Market Overview

The general market trend for the quarter ending March 2017 was Rand strength and falling bond yields. The Cabinet reshuffle however put an immediate halt to this.

It was one of the most comprehensive Cabinet reshuffles since 1994 and it came as a major shock to investors. Whilst many investors were dreaming of a “no confidence” vote most expected the most probable event to be some form of reshuffle. The reshuffle finally happened and it was more material than ever expected.

It immediately caused immense damage to the country’s reputation. S&P downgraded our long-term foreign debt rating to junk status, whilst maintaining our local debt rating at one notch above junk but changed the outlook to negative. Fitch downgraded both our local and foreign debt. Moody’s will review both our ratings in the next 90 days.

The consequence has been a weaker Rand. Fortunately it has not been as severe as “Nenegate” (December 2015). This time the market expected the reshuffle so investors were somewhat prepared. Further, the shock was buffered by the positive sentiment towards emerging markets and more specifically emerging market bonds. Offshore investors hunting for extra yield overlooked our problems and continued investing in our bond market due to our favorable annual returns of between 8.5% and 9%.

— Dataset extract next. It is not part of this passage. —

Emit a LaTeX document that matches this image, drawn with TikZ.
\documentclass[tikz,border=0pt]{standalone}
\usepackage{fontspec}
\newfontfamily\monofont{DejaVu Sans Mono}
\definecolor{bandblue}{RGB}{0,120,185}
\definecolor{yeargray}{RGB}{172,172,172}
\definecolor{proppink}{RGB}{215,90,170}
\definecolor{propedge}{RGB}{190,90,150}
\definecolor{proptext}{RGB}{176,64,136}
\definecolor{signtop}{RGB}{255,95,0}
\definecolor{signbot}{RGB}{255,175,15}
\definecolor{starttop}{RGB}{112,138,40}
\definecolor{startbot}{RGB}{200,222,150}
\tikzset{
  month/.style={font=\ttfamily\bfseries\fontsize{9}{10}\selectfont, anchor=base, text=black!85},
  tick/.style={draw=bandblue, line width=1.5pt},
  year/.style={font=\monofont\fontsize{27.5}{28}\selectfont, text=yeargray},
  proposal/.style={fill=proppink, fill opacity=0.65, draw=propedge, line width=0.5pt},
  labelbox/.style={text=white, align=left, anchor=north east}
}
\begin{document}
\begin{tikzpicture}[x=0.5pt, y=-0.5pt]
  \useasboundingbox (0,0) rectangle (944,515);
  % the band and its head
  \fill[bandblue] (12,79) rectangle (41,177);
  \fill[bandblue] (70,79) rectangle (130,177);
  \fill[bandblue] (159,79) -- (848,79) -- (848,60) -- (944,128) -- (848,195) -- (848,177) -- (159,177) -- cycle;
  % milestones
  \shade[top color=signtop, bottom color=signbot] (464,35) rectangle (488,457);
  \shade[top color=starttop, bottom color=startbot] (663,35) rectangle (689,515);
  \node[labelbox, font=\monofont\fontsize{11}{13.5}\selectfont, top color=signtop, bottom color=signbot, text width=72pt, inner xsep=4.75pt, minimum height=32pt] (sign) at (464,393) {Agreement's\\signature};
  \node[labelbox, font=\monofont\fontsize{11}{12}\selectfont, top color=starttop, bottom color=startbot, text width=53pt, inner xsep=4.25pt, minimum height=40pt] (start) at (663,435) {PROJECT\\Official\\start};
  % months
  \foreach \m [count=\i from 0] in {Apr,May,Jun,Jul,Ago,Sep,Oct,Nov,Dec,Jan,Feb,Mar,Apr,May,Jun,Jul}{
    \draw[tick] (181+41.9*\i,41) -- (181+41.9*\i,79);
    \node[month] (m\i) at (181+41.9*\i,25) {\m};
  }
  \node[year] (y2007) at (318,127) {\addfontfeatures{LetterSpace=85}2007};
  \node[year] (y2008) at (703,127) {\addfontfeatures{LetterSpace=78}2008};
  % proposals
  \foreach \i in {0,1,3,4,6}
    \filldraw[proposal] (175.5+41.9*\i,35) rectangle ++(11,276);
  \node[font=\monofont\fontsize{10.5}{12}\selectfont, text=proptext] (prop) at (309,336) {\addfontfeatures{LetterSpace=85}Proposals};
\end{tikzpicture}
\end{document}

Looking forward, it will take a while for markets to settle and for investors to figure out how to position their portfolios. Uncertainty about the much needed and widely expected economic recovery this year and beyond will be the key talking point.


We simply have to accept that we are now due for yet another period of material market volatility. The main reason is that South Africa’s inclusion in major bond indices is dependent on an investment grade rating of South Africa’s local currency debt. If our local currency rating is downgraded to non-investment grade, we may experience material capital outflows and such would put pressure on our bond market and our currency. Offshore investors will simply then look elsewhere for opportunities. The essence of a sub-investment grade status is that offshore investors, especially offshore pension funds who are by law not allowed to invest in sub investment grade bonds, will have to sell our bonds. If our currency then depreciates as a result of offshore investors selling our Rands, inflation and short-term interest rates will rise sharply. The impact on our government’s debt servicing requirement would become more onerous. Finally the man in the street, the consumer, would feel the pinch.

Quite worrying is that history shows that it takes much longer for a country to regain a lost investment grade rating than to lose it. Only a minority of countries that have lost their investment rating over recent decades have succeeded in gaining it back. If our local rating is therefore downgraded below investment grade later this year then we have a long and tough path to recovery.

On every investor’s mind is the ANC’s National Policy Conference in June as well as their Elective Conference in December. The results should provide some insight into the direction, which the economy and our investment market may move to in the medium term. We dream on…


Our robust portfolio management and investment manager selection process ensure that our clients’ portfolios are well diversified and positioned to not only, protect against capital losses but also to capture investment opportunities that may arise.

Whilst our portfolio construction has recently reflected more exposure to growth assets such as equities and listed property against a backdrop of improving economics and because local equity valuations have improved after a flat market over the past two years we have still been relatively cautious and conservative.

We remain bullish on our local bonds despite all the political noise and uncertainty and the impact thereof on our bond markets. The real yield on our bonds offer remains attractive relative to that of other developed and emerging markets.

We have been marginally below our maximum allowed offshore exposure. Whilst this part of our portfolios has been negatively impacted on the back of Rand strength, such exposure is now acting as a portfolio hedge against adverse political events. A synchronized global recovery in corporate earnings is supporting offshore equities and we favor this asset class to offshore cash and bonds. We are however cognizant that the Dollar may have reached the peak of the short-term bull market and the “Trump trade” appears to be taking a breather.


If there is one thing we know it is not to panic when market events beyond our control occur. We understand what we can control and what we can’t. We can’t control the economy, interest rates, exchange rates or the political climate. Also, making decisions based on the outcomes of politics is simply speculation. Whilst politics have an impact on financial markets these are mostly short-term and we are long-term investors. We can’t control the wind but we can set our sails to adjust to the wind.

The optimal wealth management strategy for investors over time has been to stick to their well-constructed financial plans and to stay invested throughout short-term volatility. When “Nenegate” happened in December 2015, markets immediately fell sharply in the next few days. The Rand and our local bonds depreciated by about 10%, listed property by 15% and, within equities, banks lost as much as 20%. However, investors who remained invested in these assets have since then more than recouped these losses.


A last thought about long-term investing – our local stock market has delivered the best long-term equity returns in the world. Our corporates have therefore proven that they outlast periods of extreme economic and political environments. It’s about time in the investment markets and not timing the investment markets.